I really think the rolling, chilling, cutting, chilling, baking procedure makes the cookies hold their shape so well and make them so easy to handle. Which doesn’t matter much if you’re just going to eat them plain. However, if you’re, oh I don’t know, about to attack them with a kilo of royal icing, it would be so nice if they were sturdy cookies that didn’t fall apart when handling!

Ahem. Excuse my baggies, I need new piping bags desperately. My birthday is less than a month away and pretty much everyone knows I’d love a refresh of my baking gear. 😉

Decorating these cookies was so much fun! Wee one #1 was at school, wee one #2 was home from school with a cold (as much as she wanted to go the poor thing) so she was in the other room playing Mario Kart and wee one #3 was blissfully napping.

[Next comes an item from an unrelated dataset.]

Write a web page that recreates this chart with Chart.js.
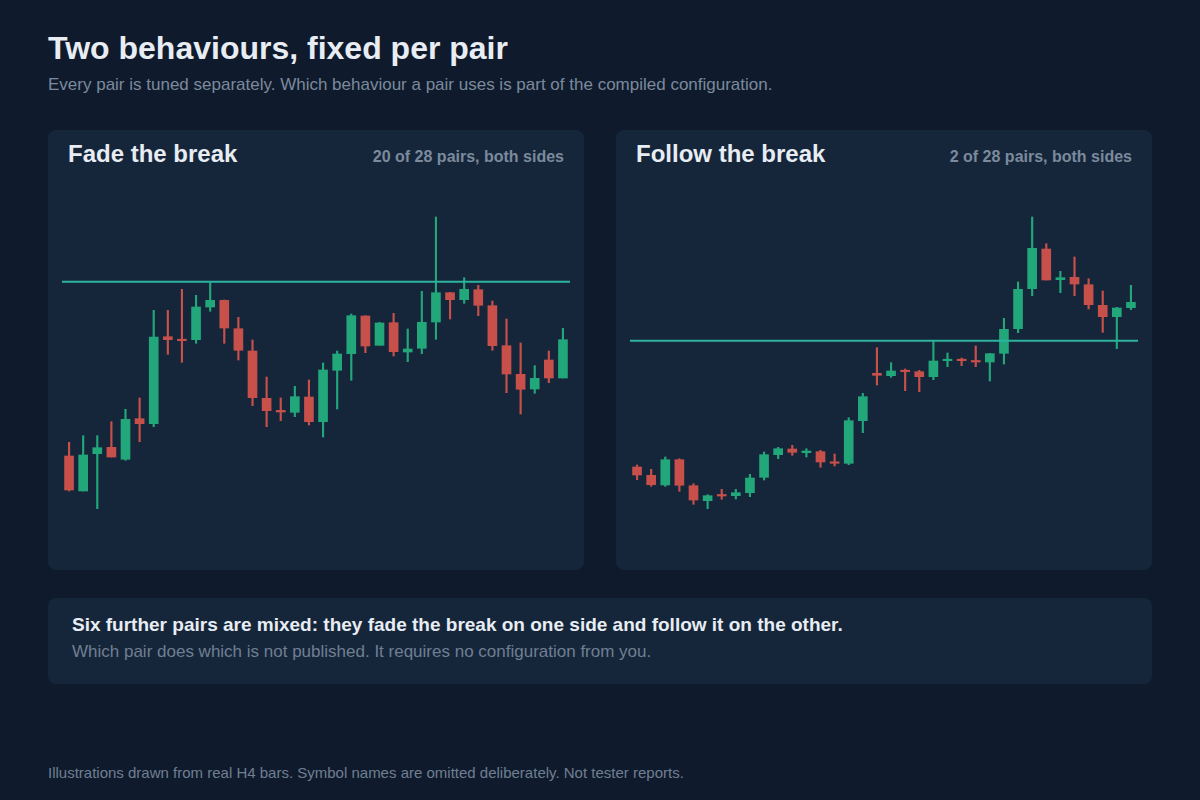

A quiet, (mostly) uninterrupted stretch of time?? Really? I took it! LOL

 

I had intended to also pipe out our initials (we planned when we named everyone to not repeat any initials!) but I got so wrapped up in the magic of dragging a toothpick through the icing, I had attacked all three dozen! Next time I make these, that’s the plan, but in brighter colours I think.

These cookies are destined to be in our neighbour’s tummies tomorrow afternoon. As I mentioned earlier, I have been here for 3 weeks and have only met two neighbours, so I will rectify that situation after wee one #1 gets home from school. Hmm. Maybe we should give some to the school bus driver as well!